* **RECORDED DATA**
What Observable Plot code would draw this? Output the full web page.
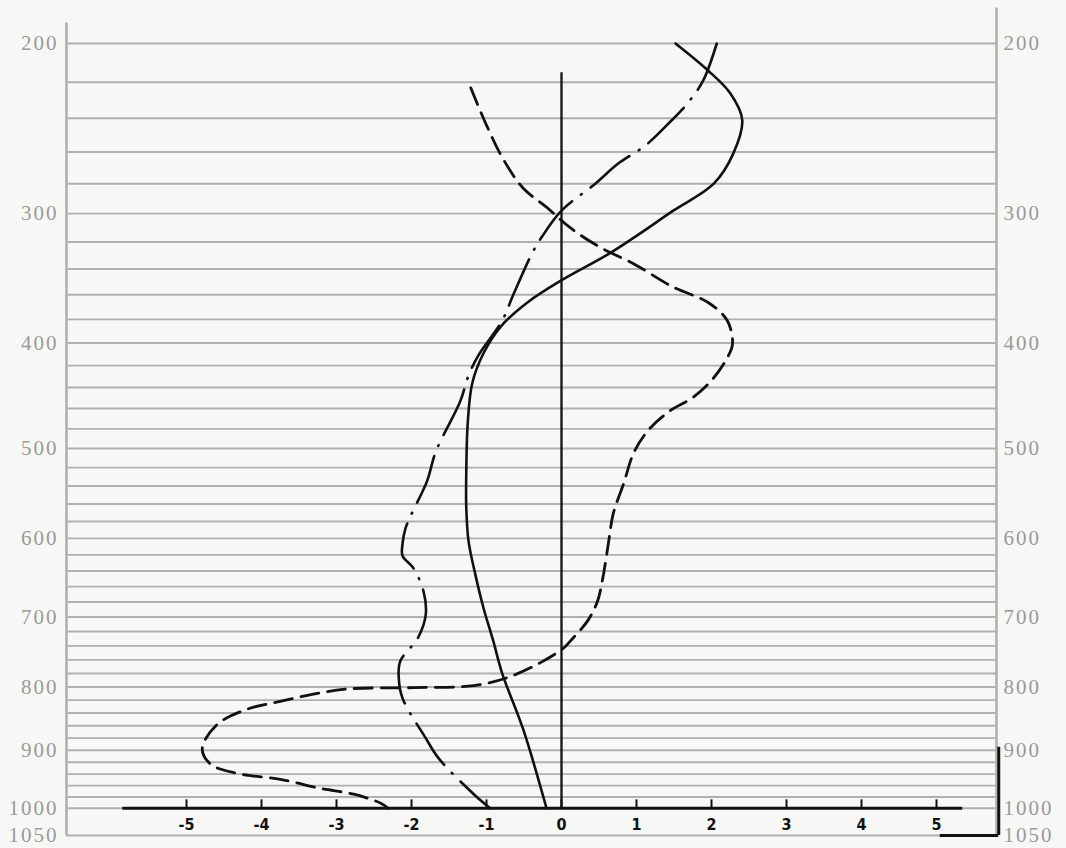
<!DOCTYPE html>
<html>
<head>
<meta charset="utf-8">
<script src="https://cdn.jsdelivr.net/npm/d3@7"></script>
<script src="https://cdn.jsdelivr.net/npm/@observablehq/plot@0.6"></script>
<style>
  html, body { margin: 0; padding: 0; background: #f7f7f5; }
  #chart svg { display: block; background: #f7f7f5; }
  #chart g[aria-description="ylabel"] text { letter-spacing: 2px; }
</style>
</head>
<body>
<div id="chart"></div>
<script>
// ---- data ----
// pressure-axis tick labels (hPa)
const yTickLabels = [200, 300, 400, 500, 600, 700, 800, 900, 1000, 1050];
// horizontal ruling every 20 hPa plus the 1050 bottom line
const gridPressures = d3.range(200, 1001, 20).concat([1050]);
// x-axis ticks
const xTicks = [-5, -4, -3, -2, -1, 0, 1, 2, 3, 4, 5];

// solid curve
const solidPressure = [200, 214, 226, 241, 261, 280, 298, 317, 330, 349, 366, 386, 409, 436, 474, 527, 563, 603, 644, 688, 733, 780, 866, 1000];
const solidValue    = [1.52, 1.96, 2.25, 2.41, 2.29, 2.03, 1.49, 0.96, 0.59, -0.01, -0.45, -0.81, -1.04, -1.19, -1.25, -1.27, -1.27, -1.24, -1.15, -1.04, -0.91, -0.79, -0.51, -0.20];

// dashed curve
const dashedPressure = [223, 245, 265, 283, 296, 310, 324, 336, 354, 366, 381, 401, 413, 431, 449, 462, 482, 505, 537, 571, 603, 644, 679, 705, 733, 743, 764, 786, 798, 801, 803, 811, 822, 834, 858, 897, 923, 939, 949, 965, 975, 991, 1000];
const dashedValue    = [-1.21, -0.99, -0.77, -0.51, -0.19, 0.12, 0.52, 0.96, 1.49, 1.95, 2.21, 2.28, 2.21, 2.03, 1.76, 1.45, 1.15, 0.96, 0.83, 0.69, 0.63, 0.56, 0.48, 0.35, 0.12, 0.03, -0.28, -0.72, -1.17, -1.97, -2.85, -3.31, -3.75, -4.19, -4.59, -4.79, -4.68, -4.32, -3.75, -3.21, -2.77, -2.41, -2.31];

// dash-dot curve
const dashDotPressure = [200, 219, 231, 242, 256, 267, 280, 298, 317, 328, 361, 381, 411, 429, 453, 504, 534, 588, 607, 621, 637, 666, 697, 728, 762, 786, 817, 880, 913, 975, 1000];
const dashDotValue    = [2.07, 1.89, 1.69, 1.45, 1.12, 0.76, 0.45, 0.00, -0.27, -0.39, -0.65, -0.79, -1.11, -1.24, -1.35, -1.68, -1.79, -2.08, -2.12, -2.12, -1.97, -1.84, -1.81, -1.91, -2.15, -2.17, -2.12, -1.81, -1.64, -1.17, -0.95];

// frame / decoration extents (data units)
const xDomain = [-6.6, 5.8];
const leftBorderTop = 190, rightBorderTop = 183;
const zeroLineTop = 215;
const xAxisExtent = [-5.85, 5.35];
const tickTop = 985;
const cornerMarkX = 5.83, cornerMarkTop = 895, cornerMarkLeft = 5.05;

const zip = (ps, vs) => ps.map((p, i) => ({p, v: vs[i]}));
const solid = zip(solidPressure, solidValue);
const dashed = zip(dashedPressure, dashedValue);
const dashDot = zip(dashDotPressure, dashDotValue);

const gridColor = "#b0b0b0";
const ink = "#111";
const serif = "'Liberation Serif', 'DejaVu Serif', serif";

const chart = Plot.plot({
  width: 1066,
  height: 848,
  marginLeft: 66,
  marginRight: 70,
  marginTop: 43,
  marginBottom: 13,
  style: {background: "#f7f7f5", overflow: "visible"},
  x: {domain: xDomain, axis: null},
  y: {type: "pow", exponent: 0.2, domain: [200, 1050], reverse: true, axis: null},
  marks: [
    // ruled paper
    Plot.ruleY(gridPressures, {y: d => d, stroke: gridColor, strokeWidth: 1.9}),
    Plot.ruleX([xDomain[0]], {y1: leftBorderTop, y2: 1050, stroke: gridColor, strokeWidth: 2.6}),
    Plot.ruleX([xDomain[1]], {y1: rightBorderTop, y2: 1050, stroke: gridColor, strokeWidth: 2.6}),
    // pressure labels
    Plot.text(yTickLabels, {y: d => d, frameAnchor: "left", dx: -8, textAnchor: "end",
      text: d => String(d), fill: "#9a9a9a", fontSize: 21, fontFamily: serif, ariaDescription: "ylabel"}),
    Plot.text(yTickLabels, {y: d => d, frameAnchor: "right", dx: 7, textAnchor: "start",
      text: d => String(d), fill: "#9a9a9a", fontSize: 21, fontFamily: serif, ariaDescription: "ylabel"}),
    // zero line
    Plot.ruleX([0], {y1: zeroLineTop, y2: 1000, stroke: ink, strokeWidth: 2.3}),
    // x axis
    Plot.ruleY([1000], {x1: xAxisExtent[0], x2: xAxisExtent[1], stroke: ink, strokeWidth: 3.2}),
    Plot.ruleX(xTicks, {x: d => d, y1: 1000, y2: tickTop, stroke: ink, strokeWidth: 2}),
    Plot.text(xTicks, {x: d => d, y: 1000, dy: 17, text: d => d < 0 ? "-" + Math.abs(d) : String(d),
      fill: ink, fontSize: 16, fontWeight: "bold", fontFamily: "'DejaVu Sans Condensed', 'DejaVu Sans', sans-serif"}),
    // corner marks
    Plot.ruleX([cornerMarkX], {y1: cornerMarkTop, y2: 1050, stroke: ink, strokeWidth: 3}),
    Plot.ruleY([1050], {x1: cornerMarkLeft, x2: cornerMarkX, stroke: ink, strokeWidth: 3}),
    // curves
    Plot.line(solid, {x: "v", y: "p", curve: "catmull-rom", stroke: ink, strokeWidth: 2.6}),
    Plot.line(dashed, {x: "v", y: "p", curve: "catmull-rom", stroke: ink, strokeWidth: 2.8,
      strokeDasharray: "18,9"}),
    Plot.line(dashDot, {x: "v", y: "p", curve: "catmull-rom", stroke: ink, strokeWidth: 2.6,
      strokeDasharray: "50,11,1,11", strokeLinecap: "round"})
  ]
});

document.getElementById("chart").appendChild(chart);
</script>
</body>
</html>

* **PROBLEM TO WORK ON**
Skip the pictures, please, and transcribe only the lines from the beginning of the material through the one that contains "-0.79, -0.51, -0.20];".

* **EXERCISE SOLUTION**
What Observable Plot code would draw this? Output the full web page.
<!DOCTYPE html>
<html>
<head>
<meta charset="utf-8">
<script src="https://cdn.jsdelivr.net/npm/d3@7"></script>
<script src="https://cdn.jsdelivr.net/npm/@observablehq/plot@0.6"></script>
<style>
  html, body { margin: 0; padding: 0; background: #f7f7f5; }
  #chart svg { display: block; background: #f7f7f5; }
  #chart g[aria-description="ylabel"] text { letter-spacing: 2px; }
</style>
</head>
<body>
<div id="chart"></div>
<script>
// ---- data ----
// pressure-axis tick labels (hPa)
const yTickLabels = [200, 300, 400, 500, 600, 700, 800, 900, 1000, 1050];
// horizontal ruling every 20 hPa plus the 1050 bottom line
const gridPressures = d3.range(200, 1001, 20).concat([1050]);
// x-axis ticks
const xTicks = [-5, -4, -3, -2, -1, 0, 1, 2, 3, 4, 5];

// solid curve
const solidPressure = [200, 214, 226, 241, 261, 280, 298, 317, 330, 349, 366, 386, 409, 436, 474, 527, 563, 603, 644, 688, 733, 780, 866, 1000];
const solidValue    = [1.52, 1.96, 2.25, 2.41, 2.29, 2.03, 1.49, 0.96, 0.59, -0.01, -0.45, -0.81, -1.04, -1.19, -1.25, -1.27, -1.27, -1.24, -1.15, -1.04, -0.91, -0.79, -0.51, -0.20];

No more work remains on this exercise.